Material and Methods: To quantify the uncertainty in haplotypes, we conducted simulation studies comparing the reconstructed with given haplotypes, resulting in misclassification matrices and error measures such as sensitivity and specificity. Genotyping error of up to 1% per allele was assumed and incorporated into the haplotype misclassification problem. We present the impact of haplotype misclassification on association estimates assuming a dominant as well as codominant inheritance model. The MC-SIMEX approach (Misclassification Simulation Extrapolation) was applied as a practical method to correct haplotype association estimates for misclassification.

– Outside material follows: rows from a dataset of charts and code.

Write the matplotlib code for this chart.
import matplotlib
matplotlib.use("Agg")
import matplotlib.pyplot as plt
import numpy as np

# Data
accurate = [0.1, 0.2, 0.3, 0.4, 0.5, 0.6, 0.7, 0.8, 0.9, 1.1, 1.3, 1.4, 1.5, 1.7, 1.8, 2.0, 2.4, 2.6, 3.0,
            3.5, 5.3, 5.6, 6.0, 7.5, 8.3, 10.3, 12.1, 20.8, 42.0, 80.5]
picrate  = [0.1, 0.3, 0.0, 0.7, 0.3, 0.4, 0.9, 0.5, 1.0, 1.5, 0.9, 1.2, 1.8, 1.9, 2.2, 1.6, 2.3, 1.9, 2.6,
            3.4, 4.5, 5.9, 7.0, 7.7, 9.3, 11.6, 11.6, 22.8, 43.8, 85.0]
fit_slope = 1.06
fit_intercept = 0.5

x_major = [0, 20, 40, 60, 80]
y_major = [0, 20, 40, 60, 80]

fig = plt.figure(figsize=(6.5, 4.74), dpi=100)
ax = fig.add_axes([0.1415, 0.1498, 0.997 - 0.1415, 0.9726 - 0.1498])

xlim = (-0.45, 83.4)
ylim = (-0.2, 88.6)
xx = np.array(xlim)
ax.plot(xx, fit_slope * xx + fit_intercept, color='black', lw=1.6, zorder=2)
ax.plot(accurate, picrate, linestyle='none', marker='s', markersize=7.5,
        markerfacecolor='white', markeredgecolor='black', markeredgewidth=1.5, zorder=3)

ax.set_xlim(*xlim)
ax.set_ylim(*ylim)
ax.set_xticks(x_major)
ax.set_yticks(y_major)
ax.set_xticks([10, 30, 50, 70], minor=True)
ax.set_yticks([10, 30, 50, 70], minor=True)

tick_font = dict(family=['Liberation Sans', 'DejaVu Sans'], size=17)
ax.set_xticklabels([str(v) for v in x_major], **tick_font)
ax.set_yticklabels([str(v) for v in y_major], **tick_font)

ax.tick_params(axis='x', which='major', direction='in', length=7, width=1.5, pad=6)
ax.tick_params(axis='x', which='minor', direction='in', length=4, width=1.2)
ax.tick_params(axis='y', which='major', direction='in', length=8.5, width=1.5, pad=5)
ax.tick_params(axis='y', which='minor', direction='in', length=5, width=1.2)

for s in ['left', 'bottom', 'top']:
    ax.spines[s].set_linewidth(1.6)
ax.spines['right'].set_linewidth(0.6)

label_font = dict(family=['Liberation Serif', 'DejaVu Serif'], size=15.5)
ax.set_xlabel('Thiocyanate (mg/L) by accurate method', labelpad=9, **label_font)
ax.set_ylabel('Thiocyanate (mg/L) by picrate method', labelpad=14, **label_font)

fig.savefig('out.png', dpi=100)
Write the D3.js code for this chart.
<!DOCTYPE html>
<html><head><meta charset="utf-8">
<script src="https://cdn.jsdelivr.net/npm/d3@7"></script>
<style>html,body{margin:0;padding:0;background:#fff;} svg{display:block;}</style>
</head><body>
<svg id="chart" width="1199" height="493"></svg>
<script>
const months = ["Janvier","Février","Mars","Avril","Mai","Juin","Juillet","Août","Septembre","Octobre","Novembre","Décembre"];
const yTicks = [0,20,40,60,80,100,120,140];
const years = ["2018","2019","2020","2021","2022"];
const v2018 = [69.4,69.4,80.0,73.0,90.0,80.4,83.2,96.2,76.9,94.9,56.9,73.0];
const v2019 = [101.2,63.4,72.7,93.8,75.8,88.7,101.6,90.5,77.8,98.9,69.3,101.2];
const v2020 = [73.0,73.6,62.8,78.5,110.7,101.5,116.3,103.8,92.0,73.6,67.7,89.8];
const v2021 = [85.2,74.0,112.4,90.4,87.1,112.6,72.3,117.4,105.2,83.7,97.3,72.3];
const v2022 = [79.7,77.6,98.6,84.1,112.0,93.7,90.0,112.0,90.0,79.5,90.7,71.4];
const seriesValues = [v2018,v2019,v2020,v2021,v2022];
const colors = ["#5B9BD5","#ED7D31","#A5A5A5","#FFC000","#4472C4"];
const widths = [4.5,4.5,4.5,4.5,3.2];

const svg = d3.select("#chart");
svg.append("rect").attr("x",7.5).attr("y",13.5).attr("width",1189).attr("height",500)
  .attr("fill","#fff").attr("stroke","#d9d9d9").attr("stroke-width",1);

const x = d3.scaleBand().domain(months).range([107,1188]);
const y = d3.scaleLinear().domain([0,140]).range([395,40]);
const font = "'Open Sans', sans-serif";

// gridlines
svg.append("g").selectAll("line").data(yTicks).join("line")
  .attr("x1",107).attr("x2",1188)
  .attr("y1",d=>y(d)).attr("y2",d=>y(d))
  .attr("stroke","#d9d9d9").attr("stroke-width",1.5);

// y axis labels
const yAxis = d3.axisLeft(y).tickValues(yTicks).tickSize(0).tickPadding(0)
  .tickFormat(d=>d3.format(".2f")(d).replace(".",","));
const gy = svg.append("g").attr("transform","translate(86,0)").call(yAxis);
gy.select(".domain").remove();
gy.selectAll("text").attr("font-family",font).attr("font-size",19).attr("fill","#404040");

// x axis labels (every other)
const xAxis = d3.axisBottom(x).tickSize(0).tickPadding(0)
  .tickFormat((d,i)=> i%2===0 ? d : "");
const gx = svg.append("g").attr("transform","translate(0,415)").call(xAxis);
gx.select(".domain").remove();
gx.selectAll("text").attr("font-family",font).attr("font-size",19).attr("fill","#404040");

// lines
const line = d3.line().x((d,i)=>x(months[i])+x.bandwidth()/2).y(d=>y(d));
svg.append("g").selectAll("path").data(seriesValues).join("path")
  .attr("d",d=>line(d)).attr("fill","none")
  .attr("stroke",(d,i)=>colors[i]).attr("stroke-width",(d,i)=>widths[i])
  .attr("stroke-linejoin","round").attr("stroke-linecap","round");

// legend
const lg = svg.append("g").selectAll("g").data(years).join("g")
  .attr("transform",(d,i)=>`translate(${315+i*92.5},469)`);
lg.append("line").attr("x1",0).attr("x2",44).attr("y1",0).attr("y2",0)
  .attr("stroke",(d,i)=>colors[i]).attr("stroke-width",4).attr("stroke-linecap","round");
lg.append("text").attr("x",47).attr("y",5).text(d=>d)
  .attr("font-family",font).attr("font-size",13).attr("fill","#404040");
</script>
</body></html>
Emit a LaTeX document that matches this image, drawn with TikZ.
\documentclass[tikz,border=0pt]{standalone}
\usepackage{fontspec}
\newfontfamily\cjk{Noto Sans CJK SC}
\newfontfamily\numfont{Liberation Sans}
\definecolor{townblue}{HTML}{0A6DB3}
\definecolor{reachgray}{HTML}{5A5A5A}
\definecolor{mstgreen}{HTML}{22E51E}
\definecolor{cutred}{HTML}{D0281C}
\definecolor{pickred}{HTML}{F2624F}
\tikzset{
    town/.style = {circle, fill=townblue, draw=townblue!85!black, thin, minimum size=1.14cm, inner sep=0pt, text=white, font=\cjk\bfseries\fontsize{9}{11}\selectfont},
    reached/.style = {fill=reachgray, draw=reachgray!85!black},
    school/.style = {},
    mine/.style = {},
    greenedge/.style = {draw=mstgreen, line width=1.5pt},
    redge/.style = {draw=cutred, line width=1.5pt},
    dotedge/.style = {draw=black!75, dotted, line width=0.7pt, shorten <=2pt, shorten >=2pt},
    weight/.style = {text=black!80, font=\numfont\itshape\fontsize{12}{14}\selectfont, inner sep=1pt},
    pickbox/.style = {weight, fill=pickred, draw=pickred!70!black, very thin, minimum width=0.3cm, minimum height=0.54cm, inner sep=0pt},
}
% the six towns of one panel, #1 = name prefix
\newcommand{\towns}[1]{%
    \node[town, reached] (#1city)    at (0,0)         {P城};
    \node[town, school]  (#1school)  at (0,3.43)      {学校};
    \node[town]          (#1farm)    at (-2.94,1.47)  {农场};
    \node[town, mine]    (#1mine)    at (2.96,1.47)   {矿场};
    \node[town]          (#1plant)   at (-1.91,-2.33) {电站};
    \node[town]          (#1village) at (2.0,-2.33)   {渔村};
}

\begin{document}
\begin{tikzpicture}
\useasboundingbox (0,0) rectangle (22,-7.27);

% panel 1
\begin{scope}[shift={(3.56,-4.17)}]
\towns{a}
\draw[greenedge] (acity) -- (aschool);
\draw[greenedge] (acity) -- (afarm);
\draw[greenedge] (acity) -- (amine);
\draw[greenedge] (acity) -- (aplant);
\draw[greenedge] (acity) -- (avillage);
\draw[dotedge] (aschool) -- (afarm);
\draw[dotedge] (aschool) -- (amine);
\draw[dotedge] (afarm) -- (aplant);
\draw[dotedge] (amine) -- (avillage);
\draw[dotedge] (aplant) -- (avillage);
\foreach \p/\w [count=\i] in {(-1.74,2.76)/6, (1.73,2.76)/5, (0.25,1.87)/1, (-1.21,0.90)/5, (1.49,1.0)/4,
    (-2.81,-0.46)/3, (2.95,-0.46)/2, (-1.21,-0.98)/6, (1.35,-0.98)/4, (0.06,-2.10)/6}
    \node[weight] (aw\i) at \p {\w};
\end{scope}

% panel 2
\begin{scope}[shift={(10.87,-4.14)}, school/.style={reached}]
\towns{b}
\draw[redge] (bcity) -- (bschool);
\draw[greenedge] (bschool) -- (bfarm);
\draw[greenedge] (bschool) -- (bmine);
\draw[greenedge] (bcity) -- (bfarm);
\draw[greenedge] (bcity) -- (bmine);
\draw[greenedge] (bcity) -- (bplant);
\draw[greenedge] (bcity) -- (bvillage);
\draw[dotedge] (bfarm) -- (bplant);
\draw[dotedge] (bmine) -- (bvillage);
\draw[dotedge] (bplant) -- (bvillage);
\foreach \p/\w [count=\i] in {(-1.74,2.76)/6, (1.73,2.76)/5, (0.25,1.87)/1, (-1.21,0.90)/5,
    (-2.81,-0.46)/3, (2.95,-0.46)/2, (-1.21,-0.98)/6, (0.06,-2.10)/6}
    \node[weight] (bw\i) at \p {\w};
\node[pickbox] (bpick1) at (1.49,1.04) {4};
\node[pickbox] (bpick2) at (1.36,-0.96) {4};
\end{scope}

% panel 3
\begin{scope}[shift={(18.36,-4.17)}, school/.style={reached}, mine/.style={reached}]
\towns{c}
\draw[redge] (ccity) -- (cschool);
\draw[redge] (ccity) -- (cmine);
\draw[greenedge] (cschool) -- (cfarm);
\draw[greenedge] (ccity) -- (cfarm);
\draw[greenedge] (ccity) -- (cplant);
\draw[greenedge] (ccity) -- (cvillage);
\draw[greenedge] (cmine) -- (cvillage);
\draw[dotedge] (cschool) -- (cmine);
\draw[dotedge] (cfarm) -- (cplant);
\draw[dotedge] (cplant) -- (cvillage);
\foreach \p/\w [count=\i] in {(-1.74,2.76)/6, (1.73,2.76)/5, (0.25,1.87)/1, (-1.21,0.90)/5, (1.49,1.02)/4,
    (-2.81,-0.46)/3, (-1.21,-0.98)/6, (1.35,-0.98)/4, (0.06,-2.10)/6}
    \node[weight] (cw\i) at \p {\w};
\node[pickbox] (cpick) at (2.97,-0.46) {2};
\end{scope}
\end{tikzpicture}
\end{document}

Results: In a real data scenario based on a gene with high haplotype diversity, a random genotyping error of only 0.5% per SNP, reduced the sensitivity of the reconstructed haplotypes substantially by up to 20%. However, since the specificity was not greatly affected, the overall error rate was moderate. Partially, the influence of the genotyping error, accumulating across the number of SNPs, on the overall misclassification was larger than the pure haplotype reconstruction error. Thus, haplotype reconstruction error alone affected association estimates only slightly. If genotyping error can be expected, their impact on haplotype association estimates in the analysis is more remarkable. In simulations with known misclassification, the MC-SIMEX method showed up as a feasible approach to correct haplotype association estimates.
Conclusion: In haplotype association analysis the computation of sensitivity, specificity and the misclassification matrix of potential risk haplotypes is worthwhile. This information can then be used to correct naïve estimates with existing statistical methods and thus enhance the understanding of haplotype risk estimates.